Yohan Cohen
Yohan Cohen Screenshot/Facebook

Details are emerging of the bloody attack on a kosher supermarket Friday in which four shoppers were murdered, as France struggles to come to terms with the string of attacks of recent days.

Yoav Hattab, Philippe Braham, Yohan Cohen and Francois-Michel Saada were all killed by Muslim extremist Amedy Coulibaly, who took terrified shoppers hostage in a Jewish supermarket as many of them were carrying out last-minute Shabbat preparations.

According to reports, one of the hostages - apparently Yohan Cohen - attempted to disarm Coulibaly as he burst into the store, in an incredible act of heroism. But after a brief struggle in which he failed to snatch the terrorist's gun, he was shot in the head, becoming Coulibaly's first victim.

Plans are underway for all four of Friday's victims to be buried in a state ceremony in Israel.

Police are still searching for Coulibaly's 26-year-old partner Hayat Boumeddiene, who they are describing as "armed and dangerous." Coulibaly himself was killed when French commandos stormed the shop and caught him off-guard as he bent down to pray.

Boumeddiene is suspected of being involved in a shooting attack Thursday in Paris, in which a policewoman was killed and another person seriously injured.

That attack came just a day after the deadly assault by two other Islamist terrorists on the central Paris offices of the satirical magazine Charlie Hebdo, which left 12 dead and 11 more wounded.

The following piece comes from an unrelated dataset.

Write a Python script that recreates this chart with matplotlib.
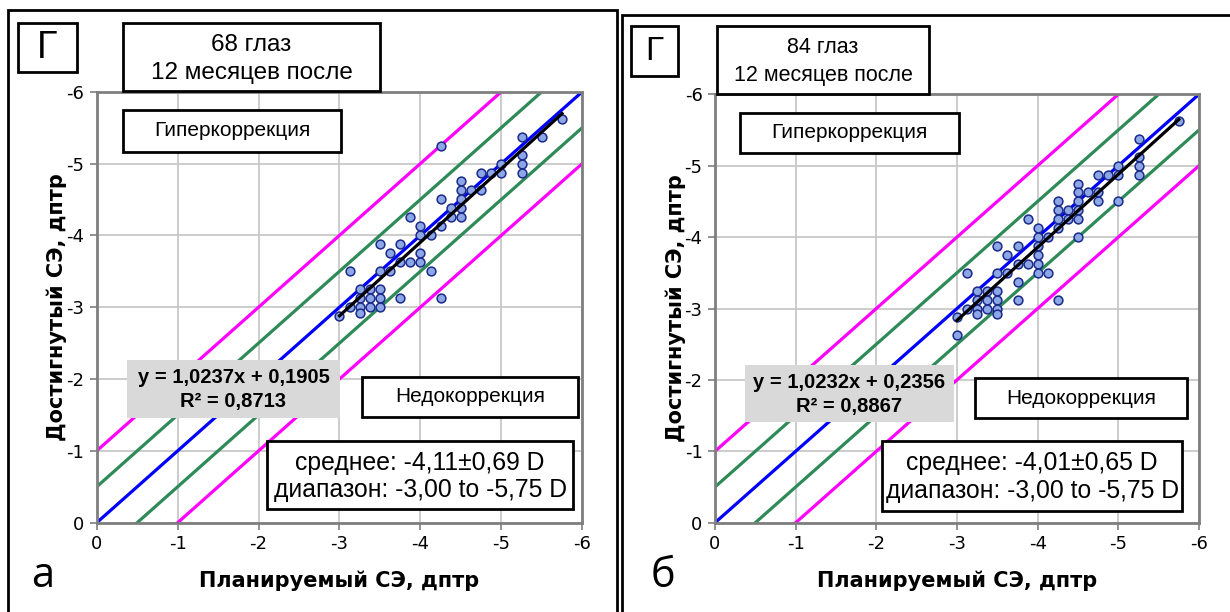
import matplotlib
matplotlib.use("Agg")
import matplotlib.pyplot as plt
from matplotlib.patches import Rectangle
import numpy as np

# ---------------- data ----------------
planned_a = [-4.25, -5.25, -5.5, -5.75, -5.25, -5.25, -5.25, -5.0, -5.0, -4.875,
             -4.75, -4.75, -4.625, -4.5, -4.5, -4.5, -4.5, -4.5, -4.375, -4.375,
             -4.25, -4.25, -4.0, -3.875, -4.0, -4.125, -4.0, -4.0, -3.875, -3.75,
             -3.75, -3.625, -3.625, -3.5, -3.5, -4.125, -3.125, -3.25, -3.375, -3.5,
             -3.25, -3.375, -3.5, -3.75, -4.25, -3.125, -3.25, -3.25, -3.375, -3.5,
             -3.0]
achieved_a = [-5.25, -5.375, -5.375, -5.625, -5.125, -5.0, -4.875, -5.0, -4.875, -4.875,
              -4.875, -4.625, -4.625, -4.75, -4.625, -4.5, -4.375, -4.25, -4.375, -4.25,
              -4.5, -4.125, -4.125, -4.25, -4.0, -4.0, -3.75, -3.625, -3.625, -3.625,
              -3.875, -3.75, -3.5, -3.875, -3.5, -3.5, -3.5, -3.25, -3.25, -3.25,
              -3.125, -3.125, -3.125, -3.125, -3.125, -3.0, -3.0, -2.92, -3.0, -3.0,
              -2.875]

planned_b = [-5.75, -5.25, -5.25, -5.25, -5.25, -5.0, -5.0, -5.0, -4.875, -4.75,
             -4.75, -4.75, -4.625, -4.5, -4.5, -4.5, -4.5, -4.5, -4.5, -4.375,
             -4.375, -4.25, -4.25, -4.25, -4.25, -4.25, -4.125, -4.0, -4.0, -4.0,
             -4.0, -4.0, -4.0, -4.125, -3.875, -3.875, -3.75, -3.75, -3.75, -3.75,
             -3.625, -3.625, -3.5, -3.5, -3.5, -3.5, -3.5, -3.5, -3.375, -3.375,
             -3.375, -3.25, -3.25, -3.25, -3.25, -3.125, -3.125, -3.0, -3.0]
achieved_b = [-5.625, -5.375, -5.125, -5.0, -4.875, -5.0, -4.875, -4.5, -4.875, -4.875,
              -4.625, -4.5, -4.625, -4.75, -4.625, -4.5, -4.375, -4.25, -4.0, -4.375,
              -4.25, -4.5, -4.375, -4.25, -4.125, -3.125, -4.0, -4.125, -4.0, -3.875,
              -3.75, -3.625, -3.5, -3.5, -4.25, -3.625, -3.875, -3.625, -3.375, -3.125,
              -3.75, -3.5, -3.875, -3.5, -3.25, -3.125, -3.0, -2.92, -3.25, -3.125,
              -3.0, -3.25, -3.125, -3.0, -2.92, -3.5, -3.0, -2.875, -2.625]

slope_a, intercept_a, r2_a = 1.0237, 0.1905, 0.8713
slope_b, intercept_b, r2_b = 1.0232, 0.2356, 0.8867

eyes = ["68 глаз", "84 глаз"]
period = "12 месяцев после"
stats = [("-4,11±0,69 D", "-3,00 to -5,75 D"), ("-4,01±0,65 D", "-3,00 to -5,75 D")]
panel_letters = ["а", "б"]
ticks = [0, -1, -2, -3, -4, -5, -6]
offsets = [-1.0, -0.5, 0.0, 0.5, 1.0]
offset_colors = ["#ff00ff", "#2e8b57", "#0000ff", "#2e8b57", "#ff00ff"]

# ---------------- figure ----------------
W, H = 1230, 612
fig = plt.figure(figsize=(W / 100, H / 100), dpi=100)
fig.patch.set_facecolor("white")


def fx(x):
    return x / W


def fy(y):
    return 1 - y / H


def box(x0, y0, x1, y1, lines, size, weight="normal", fc="white", ec="black",
        lw=2.0, family="Liberation Sans", pos=None):
    fig.patches.append(Rectangle((fx(x0), fy(y1)), fx(x1) - fx(x0), fy(y0) - fy(y1),
                                 transform=fig.transFigure, facecolor=fc,
                                 edgecolor=ec if ec else "none", linewidth=lw,
                                 zorder=5))
    n = len(lines)
    hgt = y1 - y0
    if pos is None:
        pos = [(i + 0.5) / n for i in range(n)]
    for t, r in zip(lines, pos):
        cy = y0 + hgt * r
        fig.text(fx((x0 + x1) / 2), fy(cy), t, ha="center", va="center",
                 fontsize=size, fontweight=weight, family=family, zorder=6)


def frame(x0, y0, x1, y1):
    fig.patches.append(Rectangle((fx(x0), fy(y1)), fx(x1) - fx(x0), fy(y0) - fy(y1),
                                 transform=fig.transFigure, facecolor="none",
                                 edgecolor="black", linewidth=2.0, zorder=1))


frame(8, 10, 617, 640)
frame(622, 15, 1240, 640)

panels = [
    dict(ax=(96.7, 91.7, 582.3, 522.7), px=planned_a, py=achieved_a,
         fit=(slope_a, intercept_a, r2_a),
         g=(18, 23, 77, 72), gsize=27, title=(123, 23, 380, 91), tsize=17.5,
         hyper=(123, 110, 341, 152),
         eq=(127, 360, 340, 418), under=(362, 377, 578, 417), st=(267, 441, 573, 509),
         letter=(43, 576), ylab=57),
    dict(ax=(715, 94.3, 1199, 522.7), px=planned_b, py=achieved_b,
         fit=(slope_b, intercept_b, r2_b),
         g=(631, 26, 678, 76), gsize=24, title=(717, 26, 929, 94), tsize=15.5,
         hyper=(740, 113, 959, 153),
         eq=(745, 365, 954, 422), under=(975, 378, 1187, 418), st=(882, 441, 1182, 511),
         letter=(663, 576), ylab=676),
]

for i, p in enumerate(panels):
    x0, y0, x1, y1 = p["ax"]
    ax = fig.add_axes([fx(x0), fy(y1), fx(x1) - fx(x0), fy(y0) - fy(y1)])
    ax.set_xlim(0, -6)
    ax.set_ylim(0, -6)
    ax.set_xticks(ticks)
    ax.set_yticks(ticks)
    ax.set_xticklabels([str(t) for t in ticks], family="DejaVu Sans", fontsize=13)
    ax.set_yticklabels([str(t) for t in ticks], family="DejaVu Sans", fontsize=13)
    ax.grid(True, color="#c8c8c8", linewidth=1.3)
    ax.set_axisbelow(True)
    for s in ax.spines.values():
        s.set_color("#7f7f7f")
        s.set_linewidth(2.0)
    ax.tick_params(direction="out", length=5, width=1.2, color="#7f7f7f", pad=4)

    xx = np.array([0.5, -6.5])
    for d, c in zip(offsets, offset_colors):
        ax.plot(xx, xx + d, color=c, linewidth=2.3, zorder=2, solid_capstyle="butt")

    ax.scatter(p["px"], p["py"], s=40, facecolor="#8da6e6", edgecolor="#1a2a8a",
               linewidth=1.1, zorder=3)
    sl, ic, r2 = p["fit"]
    tx = np.array([max(p["px"]), min(p["px"])])
    ax.plot(tx, sl * tx + ic, color="black", linewidth=2.3, zorder=4)

    fig.text(fx((x0 + x1) / 2), fy(581), "Планируемый СЭ, дптр", ha="center",
             va="center", fontsize=15, fontweight="bold", family="DejaVu Sans")
    fig.text(fx(p["ylab"]), fy((y0 + y1) / 2), "Достигнутый СЭ, дптр", ha="center",
             va="center", rotation=90, fontsize=15, fontweight="bold",
             family="DejaVu Sans")

    box(*p["g"], ["Г"], p["gsize"])
    box(*p["title"], [eyes[i], period], p["tsize"], pos=[0.32, 0.73])
    box(*p["hyper"], ["Гиперкоррекция"], 15)
    box(*p["eq"], ["y = {}x + {}".format(f"{sl:.4f}".replace(".", ","),
                                         f"{ic:.4f}".replace(".", ",")),
                   "R² = {}".format(f"{r2:.4f}".replace(".", ","))],
        14.5, weight="bold", fc="#d9d9d9", ec=None, lw=0, pos=[0.3, 0.72])
    box(*p["under"], ["Недокоррекция"], 15)
    box(*p["st"], ["среднее: " + stats[i][0], "диапазон: " + stats[i][1]], 17.8,
        pos=[0.32, 0.72])
    fig.text(fx(p["letter"][0]), fy(p["letter"][1]), panel_letters[i], ha="center",
             va="center", fontsize=30, family="Open Sans")

fig.savefig("out.png", dpi=100)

French authorities have dramatically ramped-up security, with the defense ministry announcing the deployment of an additional 500 troops to the greater Paris area, adding to the 850 soldiers already deployed after previous attacks left France on high alert.

Meanwhile, more than 200,000 people have poured onto the streets in cities across France in poignantly silent marches paying tribute to those killed in the nation's bloodiest week in more than half a century.

In Paris, mourners lay flowers at the scene of Friday's killings as a tribute, and one woman attached signs to a police barrier reading: "Je suis Charlie" ("I am Charlie"), "I am police", "I am mourning", "I am Jewish."

It is just a taste of what was to come in Paris Sunday, where a major rally will be held for national unity, to be attended by President Francois Hollande and a host of world leaders.